While there is no one single way to deal with this, when you have a loved one, like a parent who is going through the final stages of their life, it's undeniably difficult. And we all find ways of trying to deal with this stress, but when we are attempting to support a parent who has been diagnosed with a terminal illness, you feel like you need to be Superwoman to get through the issues. And while we all deal with our mortality in different ways, some of us go on a major health kick and encourage our children and other family members to do the same, this might be the symptom of something much deeper. And it's important to recognize what you are going through as well as the person you care deeply about.
Researching the illness
This can be a double-edged sword because, for those that have been diagnosed with an illness that can cause you a lot of heartbreak, it may be adding fuel to the fire by looking deeper into it. However, a lot of people have found useful bits of information by doing their own research into the diagnosed illness, and so it helps them look after their parent better and to understand certain signs and symptoms they can spot and take the appropriate action before anything gets worse. A common illness for people above the age of 60 is asbestos poisoning, also known as mesothelioma, and if you look into the symptoms of mesothelioma, you can get vital information on what treatments are best. In addition to this, as well as what you might actually be entitled to claim for when it comes to things like medical bills or lost wages. While financial compensation may be the furthest thing from you and your parent's mind, this might be something that can help cushion the blow in a little way.

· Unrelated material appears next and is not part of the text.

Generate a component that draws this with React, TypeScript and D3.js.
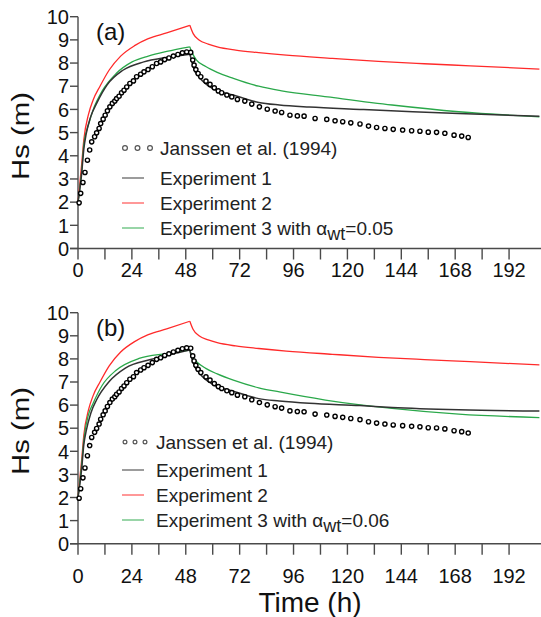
import React from "react";
import * as d3 from "d3";

// ---- data ----
const xTicks = [0, 12, 24, 36, 48, 60, 72, 84, 96, 108, 120, 132, 144, 156, 168, 180, 192];
const xTickLabels = [0, 24, 48, 72, 96, 120, 144, 168, 192];
const yTicks = [0, 1, 2, 3, 4, 5, 6, 7, 8, 9, 10];

// Janssen et al. (1994) observations
const obsTime = [0.5, 1.2, 2.2, 3.1, 4.2, 5.2, 6.1, 7.4, 8.3, 9.4, 10.1, 11.2, 12.1, 13.1, 14.2, 15.3, 16.4, 17.2, 18.3, 19.4, 20.5, 21.7, 23.1, 24.7, 26.1, 27.9, 29.4, 31.2, 33.1, 35.0, 36.8, 38.6, 40.5, 42.5, 44.5, 46.5, 48.4, 50.2,
  51.1, 51.7, 52.5, 53.5, 54.7, 57.0, 58.8, 60.7, 62.5, 64.0, 66.3, 68.5, 71.0, 74.3, 77.4, 80.8, 84.3, 87.8, 90.7, 94.4, 97.7, 100.7, 105.6, 110.8, 114.5, 117.9, 121.5, 125.6, 129.4, 133.0, 136.7, 140.4, 144.6, 148.6, 152.3, 156.0, 159.7, 163.4, 167.5, 170.9, 173.8];
const obsHs = [1.97, 2.38, 2.85, 3.28, 3.81, 4.25, 4.6, 4.82, 4.99, 5.18, 5.39, 5.58, 5.75, 5.94, 6.11, 6.26, 6.36, 6.47, 6.57, 6.72, 6.83, 6.97, 7.12, 7.23, 7.41, 7.52, 7.62, 7.72, 7.84, 7.98, 8.05, 8.15, 8.22, 8.3, 8.37, 8.44, 8.48, 8.46,
  8.13, 7.91, 7.72, 7.55, 7.41, 7.22, 7.08, 6.93, 6.8, 6.72, 6.62, 6.54, 6.43, 6.36, 6.23, 6.11, 6.01, 5.93, 5.87, 5.75, 5.72, 5.71, 5.61, 5.57, 5.51, 5.47, 5.42, 5.37, 5.28, 5.22, 5.18, 5.14, 5.11, 5.08, 5.06, 5.02, 5.01, 4.97, 4.89, 4.85, 4.79];

// Experiment 2 (red), same in both panels
const exp2Time = [0, 1.6, 2.6, 4.7, 6.7, 9.8, 13.9, 19, 25.2, 31.3, 39.5, 49.8, 51.3, 53.9, 58, 62, 70.2, 80.5, 92.8, 113.3, 133.8, 154.3, 174.7, 205.5];
const exp2Hs = [2.0, 3.6, 4.7, 5.8, 6.4, 7.0, 7.7, 8.3, 8.75, 9.05, 9.3, 9.63, 9.27, 9.0, 8.82, 8.7, 8.56, 8.45, 8.34, 8.2, 8.07, 7.97, 7.88, 7.74];

// Experiment 1 (black)
const exp1TimeA = [0, 1.6, 2.6, 3.65, 5.7, 8.3, 12.9, 20, 29.3, 39.5, 49.8, 50.8, 51.8, 53.9, 56.9, 60, 69.2, 80.5, 89.7, 103, 125.6, 149.1, 169.6, 205.5];
const exp1HsA = [2.0, 3.2, 4.3, 4.95, 5.7, 6.26, 7.05, 7.69, 8.05, 8.24, 8.38, 8.05, 7.7, 7.4, 7.1, 6.9, 6.62, 6.3, 6.19, 6.1, 6.0, 5.9, 5.82, 5.71];
const exp1TimeB = [0, 1.6, 2.6, 3.65, 5.7, 8.3, 13.9, 21.1, 32.3, 41.6, 49.8, 50.8, 51.8, 53.9, 56.9, 60, 69.2, 80.5, 89.7, 103, 125.6, 139.9, 169.6, 205.5];
const exp1HsB = [2.0, 3.2, 4.3, 4.88, 5.65, 6.23, 7.02, 7.6, 7.97, 8.2, 8.38, 8.0, 7.7, 7.4, 7.1, 6.9, 6.6, 6.28, 6.18, 6.08, 5.98, 5.9, 5.8, 5.74];

// Experiment 3 (green)
const exp3TimeA = [0, 1.6, 2.6, 4.7, 6.7, 10.8, 17, 24.1, 31.3, 39.5, 49.8, 50.8, 52.8, 56.9, 62, 69.2, 80.5, 90.7, 111.2, 139.9, 169.6, 205.5];
const exp3HsA = [2.0, 3.3, 4.5, 5.35, 5.97, 6.8, 7.55, 8.05, 8.3, 8.5, 8.7, 8.45, 8.13, 7.85, 7.6, 7.34, 7.0, 6.8, 6.54, 6.19, 5.9, 5.68];
const exp3TimeB = [0, 1.6, 2.6, 4.7, 6.7, 10.8, 17, 27.2, 39.5, 49.8, 50.8, 52.8, 56.9, 62, 69.2, 80.5, 89.7, 110.2, 139.9, 169.6, 205.5];
const exp3HsB = [2.0, 3.4, 4.5, 5.6, 6.07, 6.86, 7.51, 8.02, 8.23, 8.38, 8.1, 7.88, 7.59, 7.35, 7.08, 6.75, 6.57, 6.22, 5.86, 5.61, 5.46];

const seriesNames = ["Janssen et al. (1994)", "Experiment 1", "Experiment 2", "Experiment 3 with α"];
const alphaValues = ["0.05", "0.06"];
const panelLabels = ["(a)", "(b)"];

const FONT = "'Liberation Sans', Arial, Helvetica, sans-serif";
const RED = "#ff2a2a";
const GREEN = "#2aa84a";
const BLACK = "#333333";
const AXIS = "#4a4a4a";

const xScale = d3.scaleLinear().domain([0, 206]).range([78, 540.5]);
const PEAK = 49.8;

type Pt = [number, number];
const zip = (t: number[], v: number[]): Pt[] => t.map((d, i) => [d, v[i]]);

function Curve({ pts, y, color, width }: { pts: Pt[]; y: d3.ScaleLinear<number, number>; color: string; width: number }) {
  const line = d3.line<Pt>().x(d => xScale(d[0])).y(d => y(d[1])).curve(d3.curveMonotoneX);
  const rise = pts.filter(d => d[0] <= PEAK);
  const fall = pts.filter(d => d[0] >= PEAK);
  return (
    <g fill="none" stroke={color} strokeWidth={width} strokeLinejoin="round">
      <path d={line(rise) || ""} />
      <path d={line(fall) || ""} />
    </g>
  );
}

function Panel({ idx, y0, y10, exp1, exp3, legend, labelGap, ylabelY }: any) {
  const y = d3.scaleLinear().domain([0, 10]).range([y0, y10]);
  const obs = zip(obsTime, obsHs);
  const ax = xScale(0);
  const lx = legend.x;
  return (
    <g>
      {/* axes */}
      <line x1={ax} x2={ax} y1={y(0)} y2={y(10)} stroke={AXIS} strokeWidth={1.4} />
      <line x1={ax - 8} x2={541} y1={y(0)} y2={y(0)} stroke={AXIS} strokeWidth={1.4} />
      {yTicks.map(t => (
        <g key={"y" + t}>
          <line x1={ax - 8} x2={ax} y1={y(t)} y2={y(t)} stroke={AXIS} strokeWidth={1.4} />
          <text x={ax - 9} y={y(t)} dy="0.36em" textAnchor="end" fontSize={20} fontFamily={FONT} fill="#111">{t}</text>
        </g>
      ))}
      {xTicks.map(t => (
        <line key={"x" + t} x1={xScale(t)} x2={xScale(t)} y1={y(0)} y2={y(0) + 11} stroke={AXIS} strokeWidth={1.4} />
      ))}
      {xTickLabels.map(t => (
        <text key={"xl" + t} x={xScale(t)} y={y(0) + labelGap} dy="0.36em" textAnchor="middle" fontSize={20} fontFamily={FONT} fill="#111">{t}</text>
      ))}
      <text transform={`translate(29,${ylabelY}) rotate(-90)`} textAnchor="middle" fontSize={23} fontFamily={FONT} fill="#111"
        textLength={88} lengthAdjust="spacingAndGlyphs">Hs (m)</text>
      <text x={96} y={y(9.35)} dy="0.36em" fontSize={24} fontFamily={FONT} fill="#111">{panelLabels[idx]}</text>

      {/* curves */}
      <Curve pts={zip(exp2Time, exp2Hs)} y={y} color={RED} width={1.3} />
      <Curve pts={exp3} y={y} color={GREEN} width={1.3} />
      <Curve pts={exp1} y={y} color={BLACK} width={1.5} />
      {obs.map((d, i) => (
        <circle key={i} cx={xScale(d[0])} cy={y(d[1])} r={2.1} fill="#fff" stroke="#000" strokeWidth={1.4} />
      ))}

      {/* legend */}
      {legend.cx.map((cx: number, i: number) => (
        <circle key={"lc" + i} cx={cx} cy={legend.ys[0]} r={legend.r} fill="#fff" stroke="#555" strokeWidth={1.2} />
      ))}
      <text x={lx} y={legend.ys[0]} dy="0.36em" fontSize={19} fontFamily={FONT} fill="#222">{seriesNames[0]}</text>
      {[BLACK, RED, GREEN].map((c, i) => (
        <line key={"ll" + i} x1={122} x2={144} y1={legend.ys[i + 1]} y2={legend.ys[i + 1]} stroke={c} strokeWidth={1.2} opacity={0.8} />
      ))}
      <text x={lx} y={legend.ys[1]} dy="0.36em" fontSize={19} fontFamily={FONT} fill="#222">{seriesNames[1]}</text>
      <text x={lx} y={legend.ys[2]} dy="0.36em" fontSize={19} fontFamily={FONT} fill="#222">{seriesNames[2]}</text>
      <text x={lx} y={legend.ys[3]} dy="0.36em" fontSize={19} fontFamily={FONT} fill="#222">
        {seriesNames[3]}
        <tspan dy="5" fontSize={18}>wt</tspan>
        <tspan dy="-5">={alphaValues[idx]}</tspan>
      </text>
    </g>
  );
}

export default function App() {
  return (
    <div style={{ position: "absolute", left: 0, top: 0 }}>
      <svg width={541} height={617} style={{ display: "block", background: "#fff" }}>
        <Panel idx={0} y0={248.5} y10={16.7} labelGap={21} ylabelY={136}
          exp1={zip(exp1TimeA, exp1HsA)} exp3={zip(exp3TimeA, exp3HsA)}
          legend={{ x: 160, cx: [125, 137.5, 150], r: 2.4, ys: [148, 178, 203, 228] }} />
        <Panel idx={1} y0={543.7} y10={312.7} labelGap={32} ylabelY={431}
          exp1={zip(exp1TimeB, exp1HsB)} exp3={zip(exp3TimeB, exp3HsB)}
          legend={{ x: 156, cx: [125, 135, 145], r: 1.9, ys: [442, 470, 495, 520] }} />
        <text x={310} y={602} dy="0.36em" textAnchor="middle" fontSize={28} fontFamily={FONT} fill="#111">Time (h)</text>
      </svg>
    </div>
  );
}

The importance of being open
If you have parents that have been reticent to talk about their condition you need to be patient, as maybe one day they will be ready to talk, and when that day comes be prepared to listen regardless of if you would want to avoid the subject. You don't need to give advice per se, as maybe all they require is a sounding board to discuss certain options, but you need to make sure that they feel comfortable in being so open and honest with you. So the best way is to reciprocate those feelings. They may have fears about death or the process of dying, and it's important for you to calm their fears and to do what you can to alleviate these worries whether by doing something for them or to offer encouraging words.
Create an atmosphere that is peaceful
Nobody wants to be constantly reminded of death or illness least of all the afflicted person, and so it's best for you to create an atmosphere that is full of love and laughter by having somewhere that feels like a home rather than a hospice or a healthcare facility. We all have the right to dignity when we pass, and this is a little thing that you can do for them.